Obama also managed to alienate Silicon Valley, which supported his campaigns, by demanding that tech firms behave like appendages of his intelligence apparatus. And, for much of Obama’s presidency, his administration devoted more energy to deporting our undocumented friends and neighbors than to delivering on his promise of legalizing their status, so they can contribute even more to California’s success as an economy and society.
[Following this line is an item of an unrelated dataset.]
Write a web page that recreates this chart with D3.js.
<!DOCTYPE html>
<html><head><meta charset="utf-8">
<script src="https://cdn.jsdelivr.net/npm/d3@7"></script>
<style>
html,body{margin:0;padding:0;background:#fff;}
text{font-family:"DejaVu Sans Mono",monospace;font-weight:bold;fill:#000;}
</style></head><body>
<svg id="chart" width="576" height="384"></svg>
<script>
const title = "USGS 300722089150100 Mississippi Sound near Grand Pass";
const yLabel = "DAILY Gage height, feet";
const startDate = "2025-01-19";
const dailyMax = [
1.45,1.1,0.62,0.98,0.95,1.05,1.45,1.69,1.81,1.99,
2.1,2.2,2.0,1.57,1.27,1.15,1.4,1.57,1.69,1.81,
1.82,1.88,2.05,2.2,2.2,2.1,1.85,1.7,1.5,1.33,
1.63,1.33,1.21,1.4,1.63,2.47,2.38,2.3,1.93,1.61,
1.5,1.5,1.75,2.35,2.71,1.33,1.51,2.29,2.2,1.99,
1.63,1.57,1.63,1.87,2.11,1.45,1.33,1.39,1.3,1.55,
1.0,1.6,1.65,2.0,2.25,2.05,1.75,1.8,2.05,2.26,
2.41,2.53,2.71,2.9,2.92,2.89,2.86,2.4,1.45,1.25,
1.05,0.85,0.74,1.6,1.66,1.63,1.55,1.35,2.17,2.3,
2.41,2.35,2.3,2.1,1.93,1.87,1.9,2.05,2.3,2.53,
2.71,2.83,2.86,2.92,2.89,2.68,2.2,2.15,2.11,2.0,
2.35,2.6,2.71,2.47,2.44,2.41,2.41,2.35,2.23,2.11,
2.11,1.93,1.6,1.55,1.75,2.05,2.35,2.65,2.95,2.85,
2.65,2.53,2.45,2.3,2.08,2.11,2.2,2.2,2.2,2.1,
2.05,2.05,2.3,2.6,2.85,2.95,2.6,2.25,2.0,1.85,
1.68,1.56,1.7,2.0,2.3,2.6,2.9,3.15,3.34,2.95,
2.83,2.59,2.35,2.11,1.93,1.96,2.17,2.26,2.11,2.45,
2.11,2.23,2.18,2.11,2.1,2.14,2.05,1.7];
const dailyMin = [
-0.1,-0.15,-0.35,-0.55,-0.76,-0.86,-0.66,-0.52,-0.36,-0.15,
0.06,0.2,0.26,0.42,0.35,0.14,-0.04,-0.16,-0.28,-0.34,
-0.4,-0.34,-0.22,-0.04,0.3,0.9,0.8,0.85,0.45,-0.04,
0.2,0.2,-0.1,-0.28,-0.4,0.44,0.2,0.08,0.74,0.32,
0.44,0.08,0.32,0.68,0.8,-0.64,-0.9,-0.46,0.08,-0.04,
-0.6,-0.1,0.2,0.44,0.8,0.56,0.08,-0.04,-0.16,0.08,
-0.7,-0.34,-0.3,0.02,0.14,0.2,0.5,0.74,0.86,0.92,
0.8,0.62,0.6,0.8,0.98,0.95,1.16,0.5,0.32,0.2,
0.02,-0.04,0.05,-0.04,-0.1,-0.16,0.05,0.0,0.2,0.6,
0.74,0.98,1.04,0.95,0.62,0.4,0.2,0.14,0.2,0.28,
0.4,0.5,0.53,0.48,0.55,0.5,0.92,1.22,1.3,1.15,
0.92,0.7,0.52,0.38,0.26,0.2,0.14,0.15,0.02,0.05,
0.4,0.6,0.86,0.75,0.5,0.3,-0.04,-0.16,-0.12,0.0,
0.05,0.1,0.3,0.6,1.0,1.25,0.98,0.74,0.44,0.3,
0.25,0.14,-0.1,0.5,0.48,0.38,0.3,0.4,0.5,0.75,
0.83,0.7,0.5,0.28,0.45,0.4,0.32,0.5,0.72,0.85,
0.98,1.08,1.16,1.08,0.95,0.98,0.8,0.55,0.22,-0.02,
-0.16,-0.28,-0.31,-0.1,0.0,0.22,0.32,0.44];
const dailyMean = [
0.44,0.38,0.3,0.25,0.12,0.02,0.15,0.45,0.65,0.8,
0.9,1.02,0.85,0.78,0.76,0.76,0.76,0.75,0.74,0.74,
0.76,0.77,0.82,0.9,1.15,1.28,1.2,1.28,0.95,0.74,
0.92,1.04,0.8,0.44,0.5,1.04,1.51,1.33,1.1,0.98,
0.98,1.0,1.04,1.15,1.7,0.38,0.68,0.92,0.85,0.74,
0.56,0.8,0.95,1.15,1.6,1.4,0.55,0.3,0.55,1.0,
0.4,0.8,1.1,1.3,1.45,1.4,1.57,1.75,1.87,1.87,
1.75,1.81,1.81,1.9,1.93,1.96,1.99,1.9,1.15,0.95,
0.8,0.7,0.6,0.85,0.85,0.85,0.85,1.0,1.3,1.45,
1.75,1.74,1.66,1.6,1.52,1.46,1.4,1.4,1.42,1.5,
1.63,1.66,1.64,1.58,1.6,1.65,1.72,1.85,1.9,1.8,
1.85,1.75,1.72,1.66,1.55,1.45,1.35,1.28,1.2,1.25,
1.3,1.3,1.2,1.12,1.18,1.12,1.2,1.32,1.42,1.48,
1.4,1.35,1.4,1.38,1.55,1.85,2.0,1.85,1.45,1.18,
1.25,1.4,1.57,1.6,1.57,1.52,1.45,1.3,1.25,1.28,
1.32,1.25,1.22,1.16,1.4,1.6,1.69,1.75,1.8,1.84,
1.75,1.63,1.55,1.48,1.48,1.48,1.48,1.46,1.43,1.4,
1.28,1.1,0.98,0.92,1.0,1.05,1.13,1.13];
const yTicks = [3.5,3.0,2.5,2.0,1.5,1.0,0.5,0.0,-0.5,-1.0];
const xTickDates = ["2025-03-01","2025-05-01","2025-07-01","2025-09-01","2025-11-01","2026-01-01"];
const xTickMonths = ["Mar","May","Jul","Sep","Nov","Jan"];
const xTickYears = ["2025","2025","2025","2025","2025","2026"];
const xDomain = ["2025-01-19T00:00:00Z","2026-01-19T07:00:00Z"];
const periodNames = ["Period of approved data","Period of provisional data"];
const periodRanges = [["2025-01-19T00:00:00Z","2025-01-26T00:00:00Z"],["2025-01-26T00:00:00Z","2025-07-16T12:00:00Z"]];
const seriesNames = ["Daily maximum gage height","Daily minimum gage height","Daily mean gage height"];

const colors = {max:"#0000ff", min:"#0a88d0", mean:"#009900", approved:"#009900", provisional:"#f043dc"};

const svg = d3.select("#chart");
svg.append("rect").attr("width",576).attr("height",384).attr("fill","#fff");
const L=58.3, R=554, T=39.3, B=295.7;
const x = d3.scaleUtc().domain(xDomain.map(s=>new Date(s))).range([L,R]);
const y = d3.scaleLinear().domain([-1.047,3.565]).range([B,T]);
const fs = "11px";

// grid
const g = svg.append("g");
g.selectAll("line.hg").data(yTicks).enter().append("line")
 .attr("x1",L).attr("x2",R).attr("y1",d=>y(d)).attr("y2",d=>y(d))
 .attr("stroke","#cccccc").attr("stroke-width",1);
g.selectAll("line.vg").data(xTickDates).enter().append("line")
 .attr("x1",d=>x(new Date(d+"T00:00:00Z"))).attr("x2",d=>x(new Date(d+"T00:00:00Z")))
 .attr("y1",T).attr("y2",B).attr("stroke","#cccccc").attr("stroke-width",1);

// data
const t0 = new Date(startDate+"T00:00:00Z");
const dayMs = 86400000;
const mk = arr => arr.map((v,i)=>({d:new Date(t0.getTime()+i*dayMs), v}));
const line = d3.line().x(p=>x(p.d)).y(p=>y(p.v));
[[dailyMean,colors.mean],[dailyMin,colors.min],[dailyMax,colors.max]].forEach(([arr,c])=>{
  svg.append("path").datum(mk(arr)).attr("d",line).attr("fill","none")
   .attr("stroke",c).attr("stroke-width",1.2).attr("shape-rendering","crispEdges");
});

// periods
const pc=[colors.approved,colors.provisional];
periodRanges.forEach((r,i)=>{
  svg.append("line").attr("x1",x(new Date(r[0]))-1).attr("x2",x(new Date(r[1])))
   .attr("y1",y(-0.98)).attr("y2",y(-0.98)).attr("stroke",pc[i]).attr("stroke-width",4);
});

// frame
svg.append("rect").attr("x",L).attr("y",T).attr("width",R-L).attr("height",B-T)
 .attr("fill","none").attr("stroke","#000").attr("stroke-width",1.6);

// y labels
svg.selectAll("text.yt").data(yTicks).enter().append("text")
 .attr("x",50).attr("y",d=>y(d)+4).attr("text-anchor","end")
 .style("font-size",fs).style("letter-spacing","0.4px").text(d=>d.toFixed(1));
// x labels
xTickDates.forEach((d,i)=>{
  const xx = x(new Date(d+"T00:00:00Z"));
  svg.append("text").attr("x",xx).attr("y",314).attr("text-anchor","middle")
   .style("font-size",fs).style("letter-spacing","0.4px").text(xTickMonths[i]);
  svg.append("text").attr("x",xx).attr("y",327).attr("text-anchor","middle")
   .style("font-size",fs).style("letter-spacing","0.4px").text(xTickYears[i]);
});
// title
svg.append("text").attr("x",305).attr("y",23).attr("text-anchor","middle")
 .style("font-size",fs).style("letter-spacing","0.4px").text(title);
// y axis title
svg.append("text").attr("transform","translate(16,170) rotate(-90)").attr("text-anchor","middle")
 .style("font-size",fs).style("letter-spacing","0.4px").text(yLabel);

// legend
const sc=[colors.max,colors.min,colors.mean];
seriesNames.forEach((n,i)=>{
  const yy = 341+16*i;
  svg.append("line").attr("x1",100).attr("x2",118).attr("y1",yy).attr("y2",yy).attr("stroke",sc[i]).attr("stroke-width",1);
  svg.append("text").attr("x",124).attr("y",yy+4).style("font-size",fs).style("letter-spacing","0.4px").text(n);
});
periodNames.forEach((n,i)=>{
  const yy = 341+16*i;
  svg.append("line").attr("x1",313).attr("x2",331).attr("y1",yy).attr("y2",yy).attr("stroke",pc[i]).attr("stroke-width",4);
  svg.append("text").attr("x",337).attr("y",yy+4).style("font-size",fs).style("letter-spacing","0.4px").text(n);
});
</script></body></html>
Forgive me for also mentioning how Obama infuriated millions of California commuters who voted for him—including yours truly—with his knack for blocking rush-hour traffic during his endless political fundraising trips here. It’s as if he didn’t understand that our big cities don’t have an “L” elevated train like you do in Chicago to get around Secret Service roadblocks. These visits were almost always more about him taking from California (campaign dollars and Hollywood-tech cachet) than about giving anything, even his attention, to us. Mexican president Enrique Peña Nieto and Republican governors seeking to lure our companies to their states have had more public conversations with real Californians than Obama.

To be fair, in other contexts Chicago pig-headedness has obscured California’s own failings. No one really talks about our state budget problems anymore given the length and bitterness of the struggles over public finances in your city and state. Yes, we did elect an Austrian action star as governor, but he—unlike a couple of your recent governors—never went to prison. And our pension problems and a recent spike in crime don’t look nearly so daunting compared to the size of those problems in Illinois.

All of this begs the question: Why do you keep meddling in our state’s challenges when you have so many giant problems of your own?

Please, for our good and yours, butt out of California, and get back to doing the things you do best.

Like screwing up our connecting flights.